Do workplace exceptions bring down the momentum or integrity of the team? What exceptions are lurking around your workplace?
People and businesses alike often target to serve the masses. In other words, guidelines are in place to cover most, but not all.
It is true with policies and procedures. It’s true with work schedules, breaks, and even the depth of benefits.
Targeting the Masses
If an automaker wants to sell a lot of vehicles, they’ll target features and pricing to align with most of their prospective buyers in a segment.
Businesses have business hours that align with generally accepted societal hours. Nine to five is more than just a Dolly Parton song.
Organizations adjust to cultural norms.
When employees take breaks. How lunch hours are managed. Even themes around vacations, childcare, and dress codes.
All of these things are targeted at hitting the middle, the norm, not necessarily accommodating the extremes or the exceptions.
Standards for People
The work of people management, human resources, or the basis of organizational culture sets out with the intent to create a better work environment.
The goal in mind is often one of service. Show that the organization cares and that consideration is being given to each individual’s wants and needs. Most importantly, all while building an organization that is successful and well respected.

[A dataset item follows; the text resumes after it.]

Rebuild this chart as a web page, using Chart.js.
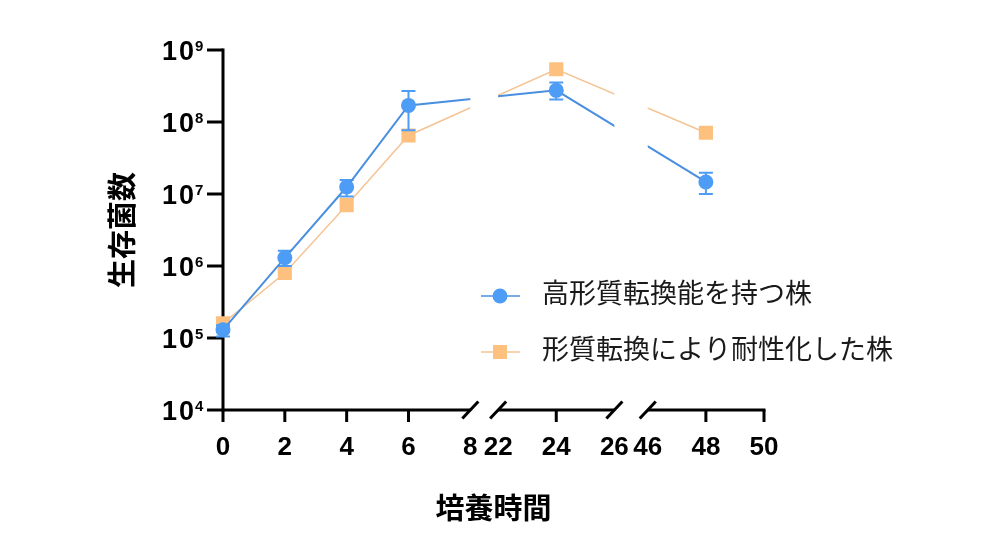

A real struggle sets in because most attempts to do this are only able to structure it around mass appeal. Some segments are almost always excluded.
I remember when ashtrays were common in business offices. Before smokers took it outside and before smoking was getting banned in restaurants or on public properties.
I fielded a lot of complaints about the number of breaks smokers were allowed (or simply took) especially when the movement to get smoking outdoors developed.
Who did this accommodate? The few or the many? Was it fair? Was it an exception?
Nearly every people-based decision in every business is designed to adjust to, or accommodate group norms. It is a practice intended to create peace and happiness. Yet it often alienates those who are outside of the norms.
On the flip side, too much attention applied to those outside of the norms is also problematic. In some cases, especially across time, it appears almost as a type of reverse discrimination.
There is seldom an easy answer.
Navigating the exceptions is just as challenging as serving the masses. Often it is the first step towards a trap.
Dennis E. Gilbert is a business consultant, speaker (CSPTM), and corporate trainer. He is a five-time author and the founder of Appreciative Strategies, LLC. His business focuses on positive human performance improvement solutions through Appreciative Strategies®. Reach him through his website at Dennis-Gilbert.com or by calling +1 646.546.5553.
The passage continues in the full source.